老头一听,立马坐了起来,动作太大,还带得病床发出“嘎吱”一声响。他压低声音,却难掩激动地对儿子说道:“好好!我去做,大山啊,你赶紧和医生说,明天我就做手术!还有,你快给小先生拿点润笔费!”
许泽连忙摆摆手,脸上带着真诚的笑意,说道:“不用这么客气,这个橘子就当是给我的报酬啦!”
老头一听可不乐意了,虽然声音不大,却透着不容置疑:“那哪行!大山,赶紧拿钱!”
许泽刚要再次拒绝,“真不用!我就是……哧~”话还没说完,老头的儿子已经麻溜地从床底下的袋子里掏出一捆钱,“啪”地一声扔在了许泽床上,好巧不巧,正好砸到了他的伤口上。
“你轻点!做事毛手毛脚的,怎么能用钱砸小先生呢!”老头立刻板起脸,压低声音呵斥起儿子来。
“不好意思啊,小先生,我这习惯了,实在对不住!”老头的儿子满脸歉意地说道。
王建国看着眼前的一幕问道:“大爷,您这是啥家庭啊?”
老头笑了笑,冲许泽问道:“小先生,能算出来吗?”
许泽微微一笑:“大爷,您这是考我呢!怎么?想知道这钱花的值不值?”
老头哈哈一笑:“小先生说笑了,不管你能不能算出来,就冲你刚才那几句话,这钱就是花的值!”
许泽吃了瓣橘子,目光看向老头,缓缓开口:“大爷,我瞧您儿子这面相,可是富贵至极之相。您看他额头,宽阔又平整,就像那片一眼望不到边的大地,这预示着早年运势亨通,干啥都顺风顺水。眉毛又粗又整齐,眉骨微微隆起,相学上讲,这是长寿的象征,更是财运稳固的根基,有这样眉毛的人,财富来得稳,守得住。”
“再看他鼻子,山根高耸,鼻梁又直又厚实,鼻头圆润,鼻翼饱满还不外张,这叫‘鼻如悬胆,财库丰隆’,主大富大贵,特别聚财。结合这些面相,又加上他名字中带山,我断定您儿子命中与金石有缘,干的应该是金矿生意,赚的是金山银山呐!”
“啪啪啪……”老头听完许泽的话,不禁鼓起掌来,眼中满是赞赏,“小先生果然有真本事!见解独到,令人佩服!”
许泽摆了摆手,脸上带着谦逊的笑容,“您过奖了,不过是些三脚猫的功夫,不值一提。”
老头连忙摇头,语气诚恳且坚决:“小先生可千万不要妄自菲薄!桩桩件件,全都算到了点子上,这怎么会是三脚猫的功夫呢?”

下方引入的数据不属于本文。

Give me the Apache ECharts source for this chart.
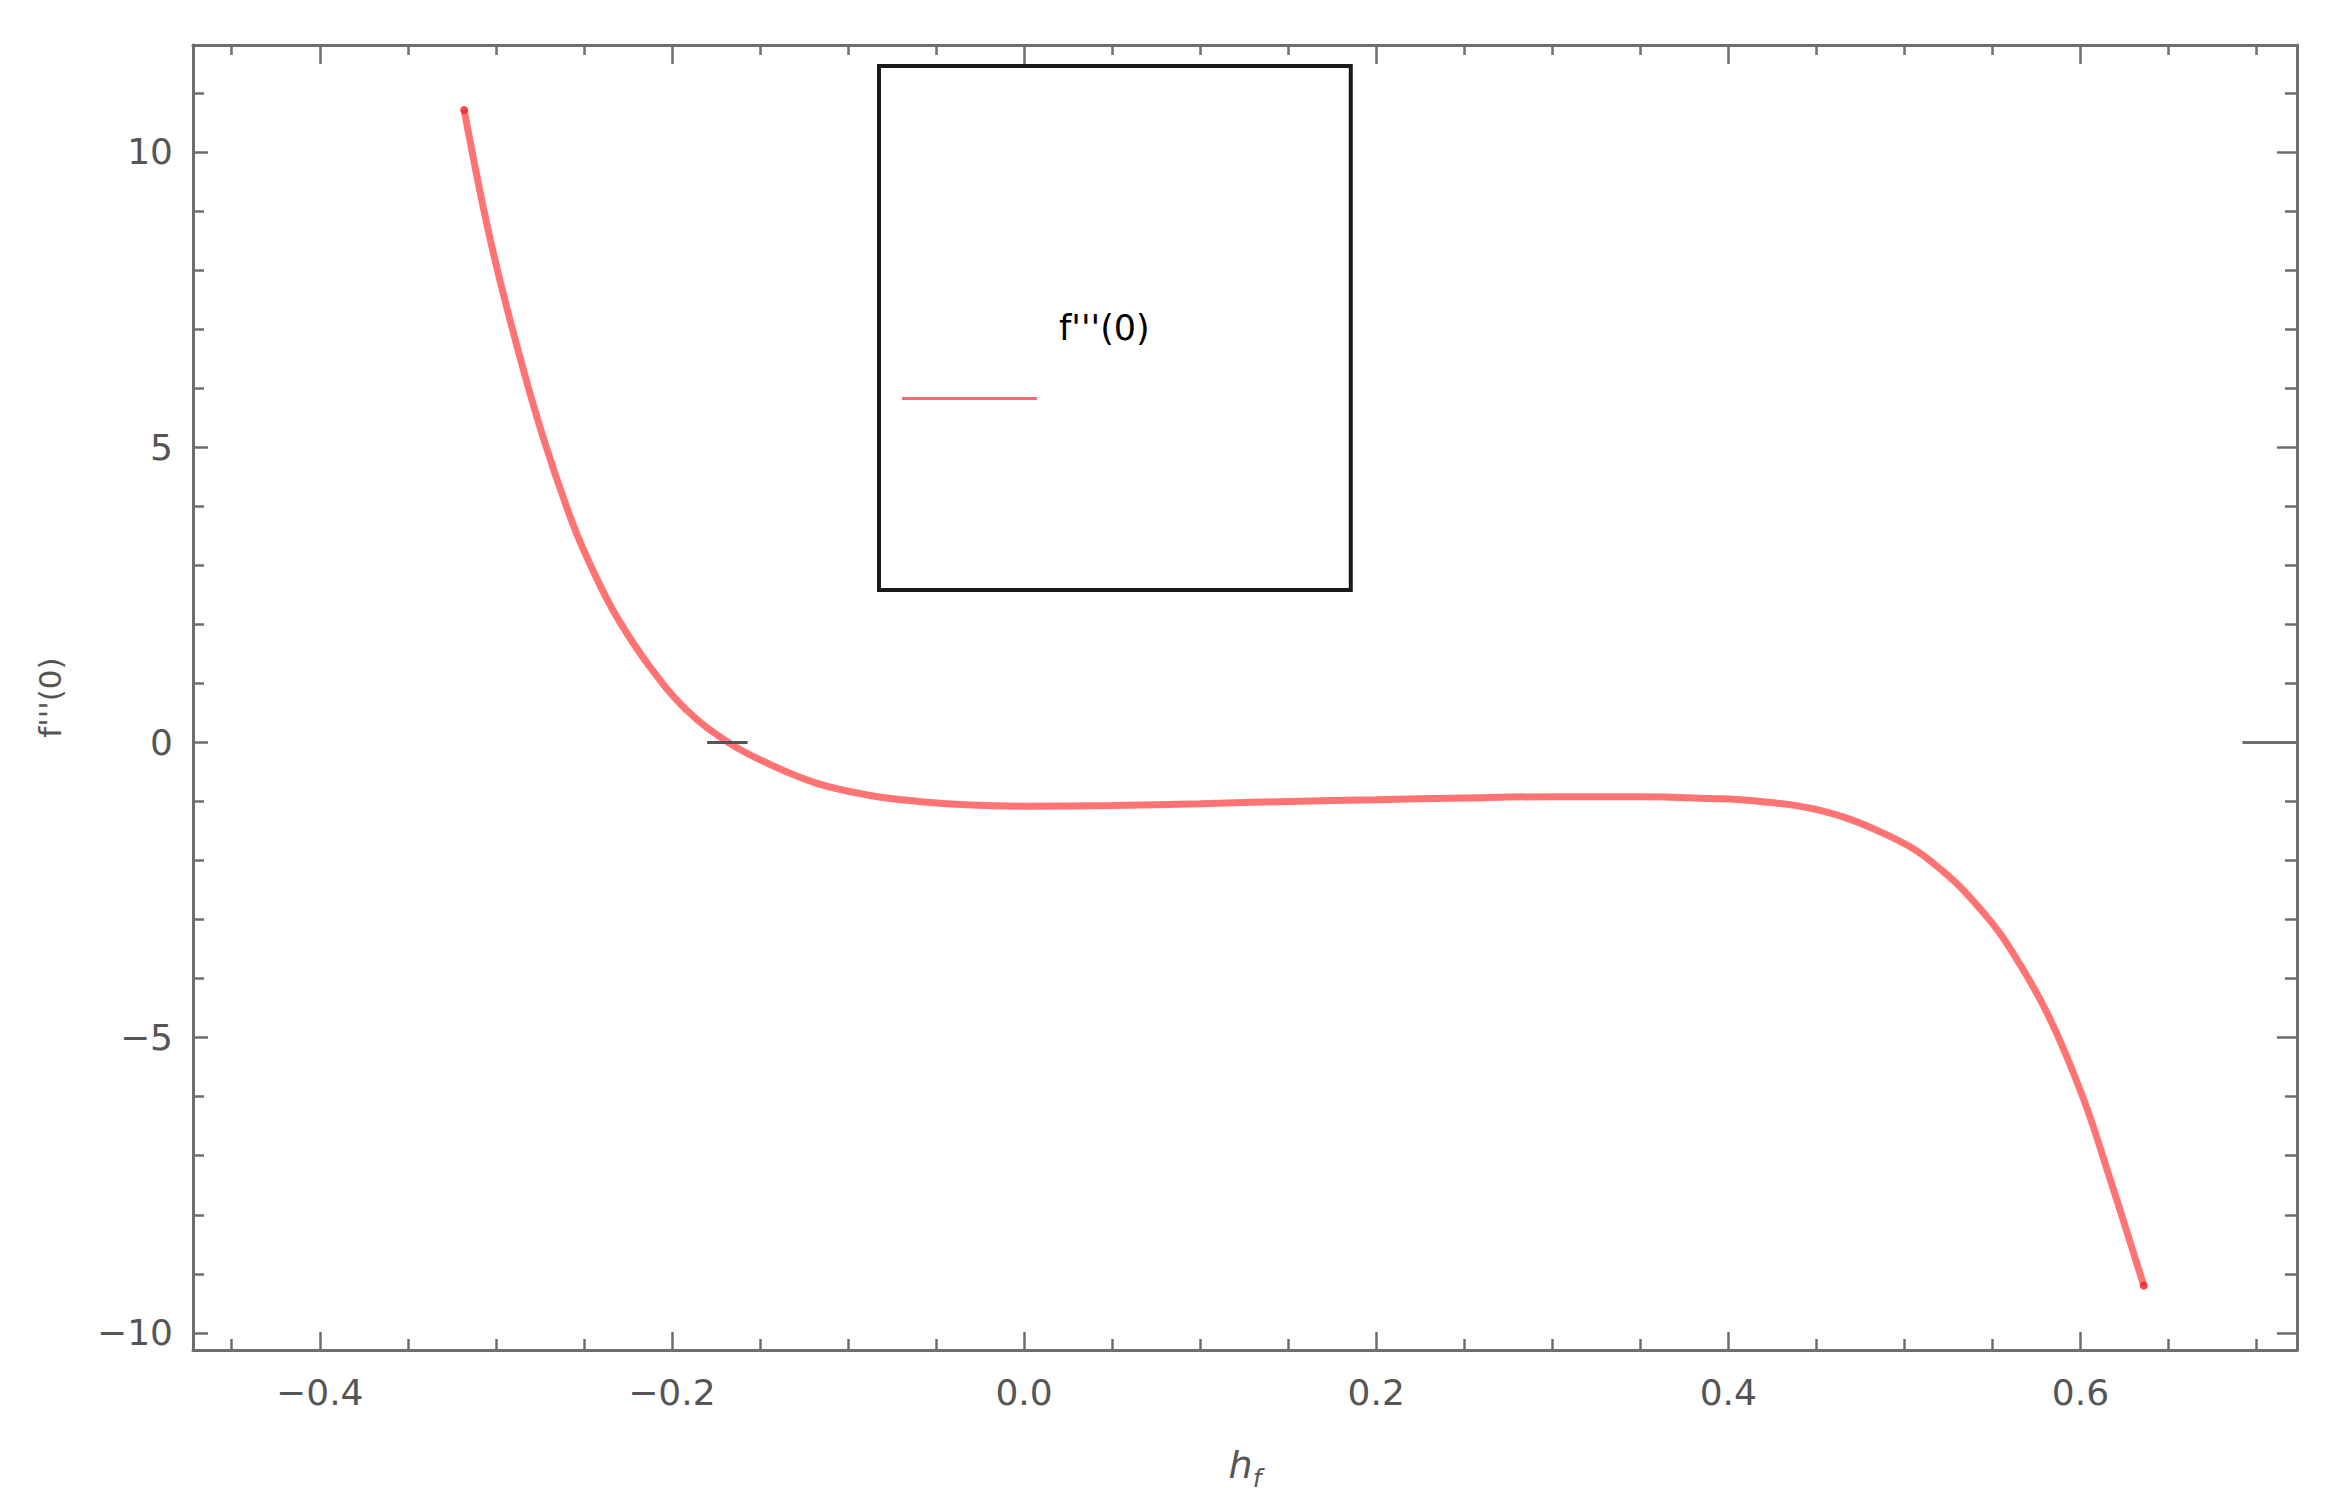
<!DOCTYPE html>
<html>
<head>
<meta charset="utf-8">
<title>f'''(0) vs h_f</title>
<script src="https://cdn.jsdelivr.net/npm/echarts@6/dist/echarts.min.js"></script>
<style>
    html, body { margin: 0; padding: 0; background: #ffffff; }
    #chart { width: 2327px; height: 1507px; }
</style>
</head>
<body>
<div id="chart"></div>
<script>
// values
const hfValues = [
    -0.318, -0.3044, -0.2905, -0.2735, -0.256, -0.2437, -0.2314, -0.2125, -0.1917, -0.168,
    -0.146, -0.118, -0.089, -0.06, -0.03, 0.0, 0.05, 0.1, 0.15, 0.2,
    0.25, 0.3, 0.35, 0.39, 0.4125, 0.4504, 0.4882, 0.5166, 0.5451, 0.564,
    0.583, 0.6019, 0.617, 0.6265, 0.636,
]
const fppp0Values = [
    10.71, 8.68, 6.99, 5.2, 3.68, 2.84, 2.13, 1.28, 0.55, 0.0,
    -0.35, -0.69, -0.89, -1.0, -1.06, -1.08, -1.07, -1.04, -1.0, -0.97,
    -0.94, -0.92, -0.92, -0.95, -0.985, -1.14, -1.54, -2.05, -2.89, -3.68,
    -4.7, -6.05, -7.41, -8.3, -9.2,
]
const xMajorTicks = [-0.4, -0.2, 0.0, 0.2, 0.4, 0.6]
const xMinorTicks = [-0.45, -0.35, -0.3, -0.25, -0.15, -0.1, -0.05, 0.05, 0.1, 0.15, 0.25, 0.3, 0.35, 0.45, 0.5, 0.55, 0.65, 0.7]
const yMajorTicks = [-10, -5, 0, 5, 10]
const yMinorTicks = [-9, -8, -7, -6, -4, -3, -2, -1, 1, 2, 3, 4, 6, 7, 8, 9, 11]
// the two short black dashes sitting on y = 0
const zeroMarkLeft = [-0.18, -0.157]
const zeroMarkRight = [0.692, 0.723]

const xRange = [-0.472, 0.723]
const yRange = [-10.29, 11.81]
const seriesName = "f'''(0)"

const frameColor = '#6e6e6e',
    labelColor = '#555555',
    fontFamily = '"DejaVu Sans", Verdana, sans-serif'

function minusSign(v, digits) {
    let s = digits ? v.toFixed(digits) : String(v)
    return s.replace('-', '\u2212')
}

function makeXAxis(position, ticks, tickLen, withLabels) {
    return {
        type: 'value',
        position: position,
        min: xRange[0],
        max: xRange[1],
        axisLine: { show: true, onZero: false, lineStyle: { color: frameColor, width: 3 } },
        axisTick: {
            show: true,
            inside: true,
            length: tickLen,
            customValues: ticks,
            lineStyle: { color: frameColor, width: 2.5 },
        },
        axisLabel: {
            show: withLabels,
            customValues: xMajorTicks,
            margin: 24,
            fontSize: 36,
            fontFamily: fontFamily,
            color: labelColor,
            formatter: (v) => minusSign(v, 1),
        },
        splitLine: { show: false },
    }
}

function makeYAxis(position, ticks, tickLen, withLabels) {
    return {
        type: 'value',
        position: position,
        min: yRange[0],
        max: yRange[1],
        axisLine: { show: true, onZero: false, lineStyle: { color: frameColor, width: 3 } },
        axisTick: {
            show: true,
            inside: true,
            length: tickLen,
            customValues: ticks,
            lineStyle: { color: frameColor, width: 2.5 },
        },
        axisLabel: {
            show: withLabels,
            customValues: yMajorTicks,
            margin: 20,
            fontSize: 36,
            fontFamily: fontFamily,
            color: labelColor,
            formatter: (v) => minusSign(v),
        },
        splitLine: { show: false },
    }
}

function paintChart(dom) {
    let myChart = echarts.init(dom, null, { renderer: 'svg' })
    let option
    const curve = hfValues.map((x, i) => [x, fppp0Values[i]])
    const ends = [curve[0], curve[curve.length - 1]]

    let xBottom = makeXAxis('bottom', xMajorTicks, 18, true)
    xBottom.name = '{h|h}{f|f}'
    xBottom.nameLocation = 'middle'
    xBottom.nameGap = 89
    xBottom.nameTextStyle = {
        rich: {
            h: { fontFamily: fontFamily, fontStyle: 'italic', fontSize: 38, color: labelColor, lineHeight: 52 },
            f: { fontFamily: fontFamily, fontStyle: 'italic', fontSize: 25, color: labelColor, lineHeight: 27, verticalAlign: 'bottom' },
        },
    }
    let yLeft = makeYAxis('left', yMajorTicks, 15, true)
    yLeft.name = seriesName
    yLeft.nameLocation = 'middle'
    yLeft.nameGap = 128
    yLeft.nameTextStyle = { fontFamily: fontFamily, fontSize: 31, color: labelColor }

    let xBottomMinor = makeXAxis('bottom', xMinorTicks, 11, false)
    xBottomMinor.axisLine.show = false
    let xTop = makeXAxis('top', xMajorTicks, 19, false)
    let xTopMinor = makeXAxis('top', xMinorTicks, 10, false)
    xTopMinor.axisLine.show = false
    let yLeftMinor = makeYAxis('left', yMinorTicks, 11, false)
    yLeftMinor.axisLine.show = false
    let yRight = makeYAxis('right', yMajorTicks, 20, false)
    let yRightMinor = makeYAxis('right', yMinorTicks, 12, false)
    yRightMinor.axisLine.show = false

    option = {
        backgroundColor: '#ffffff',
        animation: false,
        grid: { left: 193, right: 30, top: 45, bottom: 157, outerBoundsMode: 'none' },
        legend: {
            left: 879,
            top: 66,
            orient: 'vertical',
            padding: [244, 201, 103, 23],
            borderColor: '#1a1a1a',
            borderWidth: 4,
            borderRadius: 0,
            icon: 'rect',
            itemWidth: 135,
            itemHeight: 3,
            formatter: '{t|{name}}',
            textStyle: {
                rich: {
                    t: {
                        fontFamily: fontFamily,
                        fontSize: 35,
                        color: '#000000',
                        lineHeight: 40,
                        padding: [0, 0, 142, 17],
                    },
                },
            },
            data: [seriesName],
        },
        xAxis: [xBottom, xBottomMinor, xTop, xTopMinor],
        yAxis: [yLeft, yLeftMinor, yRight, yRightMinor],
        series: [
            {
                name: seriesName,
                type: 'line',
                xAxisIndex: 0,
                yAxisIndex: 0,
                smooth: 0.4,
                symbol: 'none',
                lineStyle: { color: '#ff6b6b', width: 7, opacity: 0.95 },
                itemStyle: { color: '#ff6b6b' },
                data: curve,
                z: 3,
            },
            {
                name: 'ends',
                type: 'scatter',
                symbolSize: 8,
                itemStyle: { color: '#ff1a1a' },
                data: ends,
                z: 4,
            },
            {
                name: 'zero-left',
                type: 'line',
                symbol: 'none',
                lineStyle: { color: '#555555', width: 3 },
                data: zeroMarkLeft.map((x) => [x, 0]),
                z: 5,
            },
            {
                name: 'zero-right',
                type: 'line',
                symbol: 'none',
                lineStyle: { color: frameColor, width: 3 },
                data: zeroMarkRight.map((x) => [x, 0]),
                z: 5,
            },
        ],
    }
    myChart.setOption(option)
}

paintChart(document.querySelector('#chart'))
</script>
</body>
</html>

许泽神色变得严肃起来,接着说道:“不过,你们家那金矿,最好停工一个月,彻彻底底排查一遍安全设施。特别是和水有关的部分,务必多加留意 !”
“小先生,麻烦您再具体讲讲,是有什么隐患吗?”老头的儿子一听,立刻焦急地向前一步,急切地询问道。
许泽轻轻摇了摇头,神色平静却透着不容置疑,“有些事,不可说破。您要是信我,就照做;要是不信,就当我没说。这一卦,就当是我送您的。”
“大山,别问了。”老头看向儿子,认真地嘱咐道,“听小先生的,回去把安全问题好好查一查,可不能马虎。”
“行,我这就去安排。”老头的儿子应道,随后又想起什么,补充说,“我先去找医生沟通一下,安排明天的手术。”说完便匆匆出去了。
这时,许泽将目光转向王建国,温和地说道:“王哥,这么晚了,你也回去吧,今天谢谢你了。”
“客气什么,你也救了我一命!那我回去了,有什么事让医生给我打电话!”说完王建国离开了。